Start of AVAILABLE DATA

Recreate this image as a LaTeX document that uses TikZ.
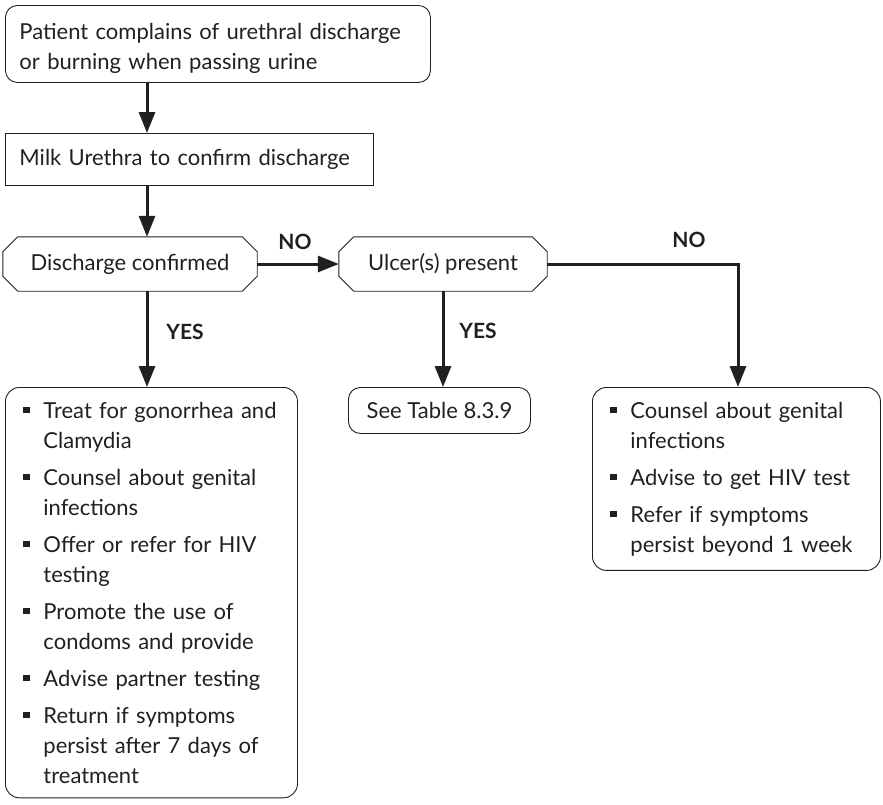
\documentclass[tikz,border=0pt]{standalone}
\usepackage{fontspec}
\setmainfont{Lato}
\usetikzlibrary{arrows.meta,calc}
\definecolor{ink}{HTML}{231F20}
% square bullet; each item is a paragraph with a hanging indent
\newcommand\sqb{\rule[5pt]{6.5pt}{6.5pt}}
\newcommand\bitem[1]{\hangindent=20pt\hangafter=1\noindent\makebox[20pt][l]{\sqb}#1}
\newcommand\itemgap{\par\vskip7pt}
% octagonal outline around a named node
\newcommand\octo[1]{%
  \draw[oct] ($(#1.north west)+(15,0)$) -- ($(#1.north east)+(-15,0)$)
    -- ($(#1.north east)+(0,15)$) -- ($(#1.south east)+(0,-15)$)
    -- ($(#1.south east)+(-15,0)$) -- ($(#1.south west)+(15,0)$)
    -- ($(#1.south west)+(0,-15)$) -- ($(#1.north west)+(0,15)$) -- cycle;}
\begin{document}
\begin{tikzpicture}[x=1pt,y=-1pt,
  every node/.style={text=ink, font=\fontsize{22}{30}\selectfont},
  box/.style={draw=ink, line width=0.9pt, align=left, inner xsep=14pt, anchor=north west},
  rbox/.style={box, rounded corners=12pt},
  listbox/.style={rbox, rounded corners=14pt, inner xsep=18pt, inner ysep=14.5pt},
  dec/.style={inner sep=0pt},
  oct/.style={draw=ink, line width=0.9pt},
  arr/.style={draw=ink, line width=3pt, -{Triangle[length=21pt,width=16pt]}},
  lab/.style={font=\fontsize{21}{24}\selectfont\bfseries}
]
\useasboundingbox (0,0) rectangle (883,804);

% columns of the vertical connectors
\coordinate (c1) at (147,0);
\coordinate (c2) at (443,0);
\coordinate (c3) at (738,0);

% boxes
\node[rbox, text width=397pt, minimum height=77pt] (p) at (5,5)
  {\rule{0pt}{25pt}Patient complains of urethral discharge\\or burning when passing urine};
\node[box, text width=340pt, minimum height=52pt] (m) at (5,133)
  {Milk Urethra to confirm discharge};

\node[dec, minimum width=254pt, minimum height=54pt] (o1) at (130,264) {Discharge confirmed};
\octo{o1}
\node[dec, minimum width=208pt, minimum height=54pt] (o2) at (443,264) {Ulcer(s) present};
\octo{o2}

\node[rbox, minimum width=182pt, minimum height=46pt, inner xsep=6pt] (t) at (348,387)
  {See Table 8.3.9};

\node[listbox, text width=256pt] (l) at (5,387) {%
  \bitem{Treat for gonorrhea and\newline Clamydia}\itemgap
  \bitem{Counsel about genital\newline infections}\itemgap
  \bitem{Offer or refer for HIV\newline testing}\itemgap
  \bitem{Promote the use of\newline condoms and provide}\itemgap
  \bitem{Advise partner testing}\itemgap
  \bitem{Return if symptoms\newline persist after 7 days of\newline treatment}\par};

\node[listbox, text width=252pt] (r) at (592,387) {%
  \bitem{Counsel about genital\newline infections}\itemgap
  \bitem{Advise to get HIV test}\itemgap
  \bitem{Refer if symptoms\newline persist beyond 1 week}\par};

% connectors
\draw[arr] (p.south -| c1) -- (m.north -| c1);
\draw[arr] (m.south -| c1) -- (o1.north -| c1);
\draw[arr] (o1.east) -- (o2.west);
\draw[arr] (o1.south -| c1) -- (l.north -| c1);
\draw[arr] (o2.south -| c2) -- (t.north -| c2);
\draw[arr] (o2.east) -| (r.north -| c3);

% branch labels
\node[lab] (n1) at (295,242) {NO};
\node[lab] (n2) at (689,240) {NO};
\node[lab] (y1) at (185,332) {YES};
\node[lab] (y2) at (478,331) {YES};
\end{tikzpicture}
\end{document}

End of AVAILABLE DATA

§ GOAL:
Exclude the pictures. Write out the remaining data exactly.

§ OUTPUT OF THE EXERCISE:
Recreate this image as a LaTeX document that uses TikZ.
\documentclass[tikz,border=0pt]{standalone}
\usepackage{fontspec}
\setmainfont{Lato}
\usetikzlibrary{arrows.meta,calc}
\definecolor{ink}{HTML}{231F20}
% square bullet; each item is a paragraph with a hanging indent
\newcommand\sqb{\rule[5pt]{6.5pt}{6.5pt}}
\newcommand\bitem[1]{\hangindent=20pt\hangafter=1\noindent\makebox[20pt][l]{\sqb}#1}
\newcommand\itemgap{\par\vskip7pt}
% octagonal outline around a named node
\newcommand\octo[1]{%
  \draw[oct] ($(#1.north west)+(15,0)$) -- ($(#1.north east)+(-15,0)$)
    -- ($(#1.north east)+(0,15)$) -- ($(#1.south east)+(0,-15)$)
    -- ($(#1.south east)+(-15,0)$) -- ($(#1.south west)+(15,0)$)
    -- ($(#1.south west)+(0,-15)$) -- ($(#1.north west)+(0,15)$) -- cycle;}
\begin{document}
\begin{tikzpicture}[x=1pt,y=-1pt,
  every node/.style={text=ink, font=\fontsize{22}{30}\selectfont},
  box/.style={draw=ink, line width=0.9pt, align=left, inner xsep=14pt, anchor=north west},
  rbox/.style={box, rounded corners=12pt},
  listbox/.style={rbox, rounded corners=14pt, inner xsep=18pt, inner ysep=14.5pt},
  dec/.style={inner sep=0pt},
  oct/.style={draw=ink, line width=0.9pt},
  arr/.style={draw=ink, line width=3pt, -{Triangle[length=21pt,width=16pt]}},
  lab/.style={font=\fontsize{21}{24}\selectfont\bfseries}
]
\useasboundingbox (0,0) rectangle (883,804);

% columns of the vertical connectors
\coordinate (c1) at (147,0);
\coordinate (c2) at (443,0);
\coordinate (c3) at (738,0);

% boxes
\node[rbox, text width=397pt, minimum height=77pt] (p) at (5,5)
  {\rule{0pt}{25pt}Patient complains of urethral discharge\\or burning when passing urine};
\node[box, text width=340pt, minimum height=52pt] (m) at (5,133)
  {Milk Urethra to confirm discharge};

\node[dec, minimum width=254pt, minimum height=54pt] (o1) at (130,264) {Discharge confirmed};
\octo{o1}
\node[dec, minimum width=208pt, minimum height=54pt] (o2) at (443,264) {Ulcer(s) present};
\octo{o2}

\node[rbox, minimum width=182pt, minimum height=46pt, inner xsep=6pt] (t) at (348,387)
  {See Table 8.3.9};

\node[listbox, text width=256pt] (l) at (5,387) {%
  \bitem{Treat for gonorrhea and\newline Clamydia}\itemgap
  \bitem{Counsel about genital\newline infections}\itemgap
  \bitem{Offer or refer for HIV\newline testing}\itemgap
  \bitem{Promote the use of\newline condoms and provide}\itemgap
  \bitem{Advise partner testing}\itemgap
  \bitem{Return if symptoms\newline persist after 7 days of\newline treatment}\par};

\node[listbox, text width=252pt] (r) at (592,387) {%
  \bitem{Counsel about genital\newline infections}\itemgap
  \bitem{Advise to get HIV test}\itemgap
  \bitem{Refer if symptoms\newline persist beyond 1 week}\par};

% connectors
\draw[arr] (p.south -| c1) -- (m.north -| c1);
\draw[arr] (m.south -| c1) -- (o1.north -| c1);
\draw[arr] (o1.east) -- (o2.west);
\draw[arr] (o1.south -| c1) -- (l.north -| c1);
\draw[arr] (o2.south -| c2) -- (t.north -| c2);
\draw[arr] (o2.east) -| (r.north -| c3);

% branch labels
\node[lab] (n1) at (295,242) {NO};
\node[lab] (n2) at (689,240) {NO};
\node[lab] (y1) at (185,332) {YES};
\node[lab] (y2) at (478,331) {YES};
\end{tikzpicture}
\end{document}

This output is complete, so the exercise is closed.